President George W Bush underscored how dire the economic crisis has become when he told world leaders that he had agreed to a $700 billion rescue plan for financial institutions only after he'd learned the U.S. was at risk of sinking into a "depression greater than the Great Depression.'

Leaders from 21 nations and four international organisations gathered in Washington for an emergency summit aimed at combating an economic meltdown that started in U.S. credit markets and rapidly spread around the globe.

Summit participants vowed Saturday to cooperate more closely, keep a sharper eye out for red-flag problems and give bigger roles to fast-rising nations. But they avoided many of the hardest details, leaving them to be worked out before their next summit, after Bush is gone and President-elect Barack Obama is in the White House.

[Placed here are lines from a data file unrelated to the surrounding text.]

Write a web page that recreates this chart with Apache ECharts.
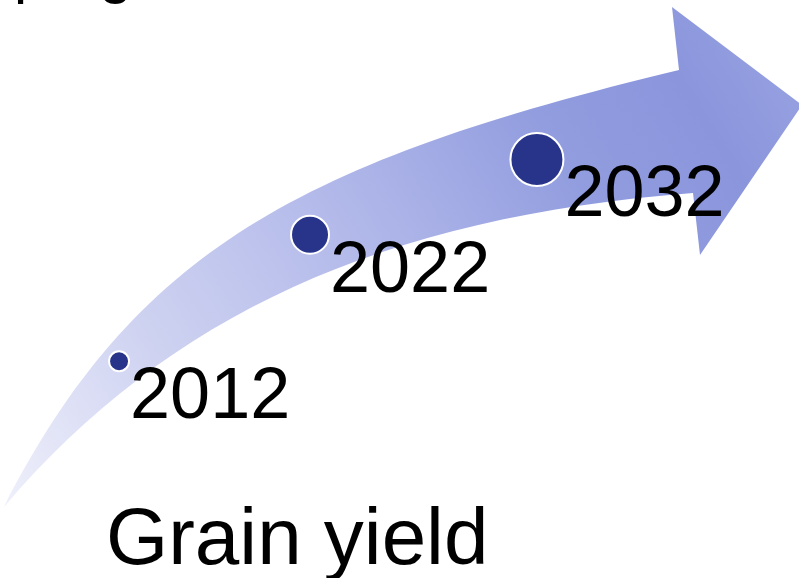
<!DOCTYPE html>
<html>
<head>
<meta charset="utf-8">
<script src="https://cdn.jsdelivr.net/npm/echarts@6/dist/echarts.min.js"></script>
<style>
html,body{margin:0;padding:0;background:#fff;}
#chart{width:799px;height:578px;}
</style>
</head>
<body>
<div id="chart"></div>
<script>
// Milestones along the arrow
const years = ['2012', '2022', '2032'];
// horizontal position along the arrow (% of width)
const xPos = [14.9, 38.8, 67.2];
// height along the arrow (% of height)
const yPos = [37.5, 59.4, 72.4];
// dot sizes (growing with time)
const dotSize = [20, 38, 53];
const titleText = 'progress';
const bottomText = 'Grain yield';

const FONT = '"Liberation Sans", Arial, sans-serif';

const chart = echarts.init(document.getElementById('chart'), null, {renderer: 'canvas'});

const arrowPath =
  'M4,507 C135,251 301,161 679,70 L672,7 L802,105 L700,255 L693,193 C382,217 168,315 4,507 Z';

const option = {
  backgroundColor: '#ffffff',
  animation: false,
  grid: {left: 0, right: 0, top: 0, bottom: 0},
  xAxis: {type: 'value', min: 0, max: 100, show: false},
  yAxis: {type: 'value', min: 0, max: 100, show: false},
  graphic: [
    {
      type: 'text', z: 10,
      style: {
        text: titleText, x: 14, y: -24,
        font: '59px ' + FONT, lineHeight: 59,
        fill: '#000', verticalAlign: 'middle', align: 'left'
      }
    },
    {
      type: 'text', z: 10,
      style: {
        text: bottomText, x: 106, y: 542.3,
        font: '80px ' + FONT, lineHeight: 80,
        fill: '#000', verticalAlign: 'middle', align: 'left'
      }
    }
  ],
  series: [
    {
      type: 'custom',
      coordinateSystem: 'none',
      silent: true,
      z: 1,
      data: [0],
      renderItem: function () {
        return {
          type: 'path',
          shape: {pathData: arrowPath},
          style: {
            fill: new echarts.graphic.LinearGradient(0, 1, 1, 0, [
              {offset: 0, color: '#eff0fb'},
              {offset: 0.22, color: '#cfd3f1'},
              {offset: 0.46, color: '#b3baea'},
              {offset: 0.7, color: '#929ddf'},
              {offset: 0.85, color: '#8a95dc'},
              {offset: 1, color: '#9ca6e3'}
            ]),
            stroke: null
          }
        };
      }
    },
    {
      type: 'scatter',
      z: 3,
      data: years.map(function (y, i) {
        return {value: [xPos[i], yPos[i]], name: y, symbolSize: dotSize[i]};
      }),
      itemStyle: {color: '#28348a', borderColor: '#ffffff', borderWidth: 2, opacity: 1},
      label: {
        show: true,
        position: 'right',
        distance: 0,
        offset: [0, 37],
        formatter: '{b}',
        color: '#000',
        fontFamily: FONT,
        fontSize: 72,
        lineHeight: 72
      },
      emphasis: {disabled: true}
    }
  ]
};
chart.setOption(option);
</script>
</body>
</html>
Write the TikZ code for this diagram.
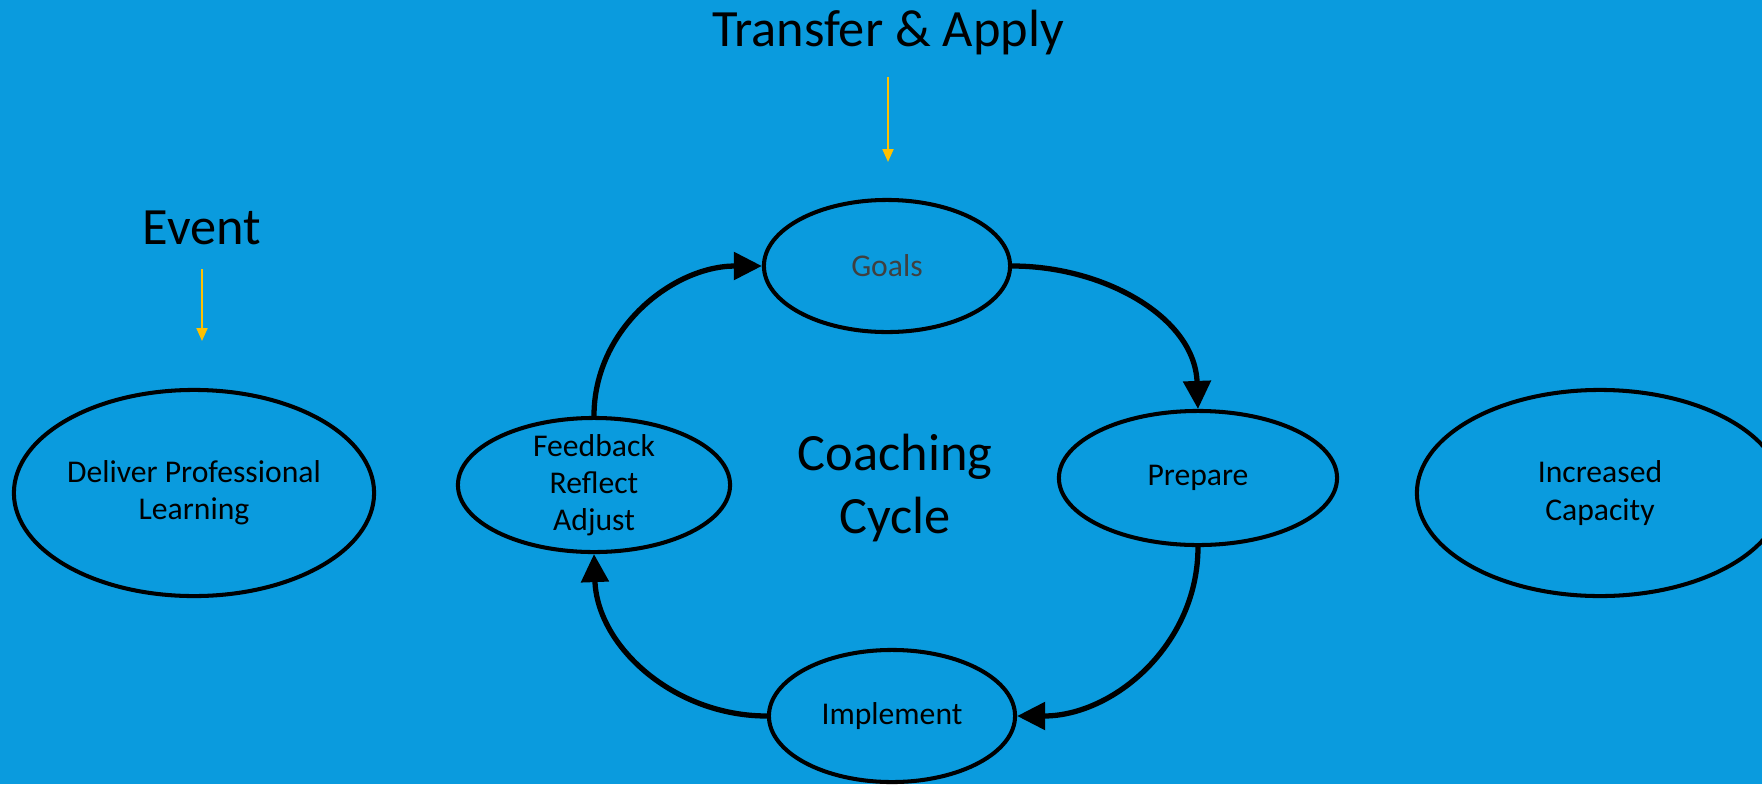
\documentclass[tikz,border=0pt]{standalone}
\usepackage{fontspec}
\setmainfont{Carlito}
\usepackage{tikz}
\usetikzlibrary{shapes,arrows.meta,positioning,calc}

\definecolor{slideblue}{RGB}{10,155,222}
\definecolor{eventgold}{RGB}{255,192,0}
\definecolor{goalgray}{RGB}{64,64,64}

\begin{document}
\begin{tikzpicture}[x=0.01cm, y=-0.01cm,
  stage/.style={ellipse, draw=black, line width=1.15pt, inner sep=0pt, align=center,
    font=\fontsize{9}{10.6}\selectfont},
  heading/.style={font=\fontsize{14.9}{17.9}\selectfont, align=center},
  cyclearrow/.style={line width=1.5pt, -{Triangle[length=2.8mm,width=2.7mm]}},
  pointer/.style={draw=eventgold, line width=0.6pt, -{Triangle[length=1.3mm,width=1.1mm]}}]

% Background
\fill[slideblue] (0,0) rectangle (1762,784);
\useasboundingbox (0,0) rectangle (1762,784);

% Headings
\node[heading, anchor=base] (transfer) at (888,46) {Transfer \& Apply};
\node[heading, anchor=base] (event) at (202,244) {Event};
\node[heading] (cycle) at (895,488) {Coaching\\Cycle};

% Stages
\node[stage, minimum width=3.6cm, minimum height=2.06cm] (deliver) at (194,493) {Deliver Professional\\Learning};
\node[stage, minimum width=2.46cm, minimum height=1.32cm, text=goalgray] (goals) at (887,266) {Goals};
\node[stage, minimum width=2.78cm, minimum height=1.34cm] (prepare) at (1198,478) {Prepare};
\node[stage, minimum width=2.46cm, minimum height=1.32cm] (implement) at (892,716) {Implement};
\node[stage, minimum width=2.72cm, minimum height=1.34cm, inner sep=-1.8pt] (feedback) at (594,485) {Feedback\\Reflect\\Adjust};
\node[stage, minimum width=3.66cm, minimum height=2.06cm] (capacity) at (1600,493) {Increased\\Capacity};

% Pointers
\coordinate (transfer from) at (888,77);
\coordinate (transfer to) at (888,162);
\coordinate (event from) at (202,269);
\coordinate (event to) at (202,341);
\draw[pointer] (transfer from) -- (transfer to);
\draw[pointer] (event from) -- (event to);

% Cycle
\draw[cyclearrow] (goals.east) to[out=0,in=92] (prepare.north);
\draw[cyclearrow] (prepare.south) to[out=-90,in=0] (implement.east);
\draw[cyclearrow] (implement.west) to[out=180,in=-88] (feedback.south);
\draw[cyclearrow] (feedback.north) to[out=90,in=180] (goals.west);

\end{tikzpicture}
\end{document}
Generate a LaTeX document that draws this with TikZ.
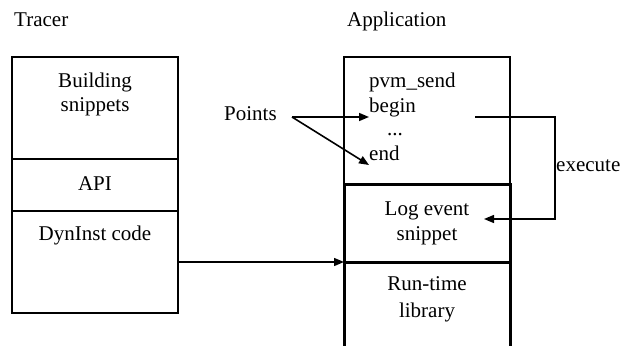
\documentclass[tikz,border=0pt]{standalone}
\usepackage{fontspec}
\setmainfont{Liberation Serif}
\usetikzlibrary{arrows.meta}
\begin{document}
\begin{tikzpicture}[x=1pt,y=-1pt,
  txt/.style={font=\fontsize{21}{25}\selectfont, inner sep=0pt, anchor=base},
  thinbox/.style={draw, line width=1.4pt},
  thickbox/.style={draw, line width=3pt},
  arr/.style={line width=1.6pt, -{Triangle[length=10pt,width=8pt]}}]
\useasboundingbox (0,0) rectangle (620,345);
% Tracer
\node[txt, anchor=base west] (tracer) at (14,27) {Tracer};
\draw[thinbox] (12,57) rectangle (178,313);
\draw[thinbox] (12,159) -- (178,159);
\draw[thinbox] (12,211) -- (178,211);
\node[txt] (build1) at (95,87) {Building};
\node[txt] (build2) at (95,111) {snippets};
\node[txt] (api) at (95,190) {API};
\node[txt] (dyn) at (95,240) {DynInst code};
\coordinate (dynout) at (178,262);
% Application
\node[txt, anchor=base west] (app) at (347,27) {Application};
\draw[thinbox] (344,57) rectangle (510,184);
\draw[thickbox] (344,184) rectangle (510,360);
\draw[thickbox] (344,262) -- (510,262);
\coordinate (rtin) at (344,262);
\node[txt, anchor=base west] (pvm) at (369,87) {pvm\_send};
\node[txt, anchor=base west] (begin) at (369,112) {begin};
\node[txt, anchor=base west] (dots) at (387,135) {...};
\node[txt, anchor=base west] (end) at (369,160) {end};
\node[txt] (log1) at (427,215) {Log event};
\node[txt] (log2) at (427,240) {snippet};
\node[txt] (rt1) at (427,290) {Run-time};
\node[txt] (rt2) at (427,317) {library};
% Points
\node[txt, anchor=base west] (points) at (224,120) {Points};
\coordinate (pfrom) at (292,117);
\coordinate (pbegin) at (369,117);
\coordinate (pend) at (369,165);
\draw[arr] (pfrom) -- (pbegin);
\draw[arr] (pfrom) -- (pend);
% execute
\coordinate (exfrom) at (475,117);
\coordinate (exc1) at (555,117);
\coordinate (exc2) at (555,219);
\coordinate (exto) at (484,219);
\draw[arr, line width=1.4pt] (exfrom) -- (exc1) -- (exc2) -- (exto);
\node[txt, anchor=base west] (execute) at (556,171) {execute};
% DynInst arrow
\draw[arr, line width=1.4pt] (dynout) -- (rtin);
\end{tikzpicture}
\end{document}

At the conclusion of talks that took place over two days, they released a joint communiqué that was modest in scope but high in hopes.

Perhaps as important as the modest concrete steps they took, the leaders of the planet"s richest nations — and some of the fastest-developing — made clear their recognition of the world's increasingly interconnected financial architecture and the responsibilities that go along with it.

'There shall be no blind spots,' German Chancellor Angela Merkel declared. 'There is here a great common will to ensure that such a crisis is not repeated.'

Covering eight pages and 47 action items, the document's overarching focus is to establish a series of new safeguards for the fragile and opaque global financial system.

Nearly all the efforts are aimed in some way at better flagging risky investment patterns and regulatory weak spots before they bring down companies and then ripple through entire economies, as has happened in recent months.

The leaders also discussed the shorter-term problem of how to bring their nations' economies back from the brink. Some had pushed ahead of time for a pledge of coordinated new government stimulus spending by each nation.

But with Bush cool to such action in the U.S., the communiqué only endorsed taking such action 'as appropriate.'

The talks were remarkable for drawing together a vast number and array of nations and bringing them to agreement on a set of actions, however limited, in less than a month's time.

Leaders from major powers including Britain, Germany, France and Japan were there, alongside rulers from developing countries such as China, India, Brazil and South Korea as well as from the oil-rich Gulf state of Saudi Arabia.

The summit was announced on Oct. 22, and the urgency of the downward-spiraling global economic situation led to much faster action than is typical.

A handful of the hundreds of protesters that flocked to the U.S. capital city succinctly summed up skepticism about their benefit to the families around the world who are increasingly worried about mortgages, retirement savings and jobs.

 'Money for people's needs, not bankers' greed,' said their bright yellow signs.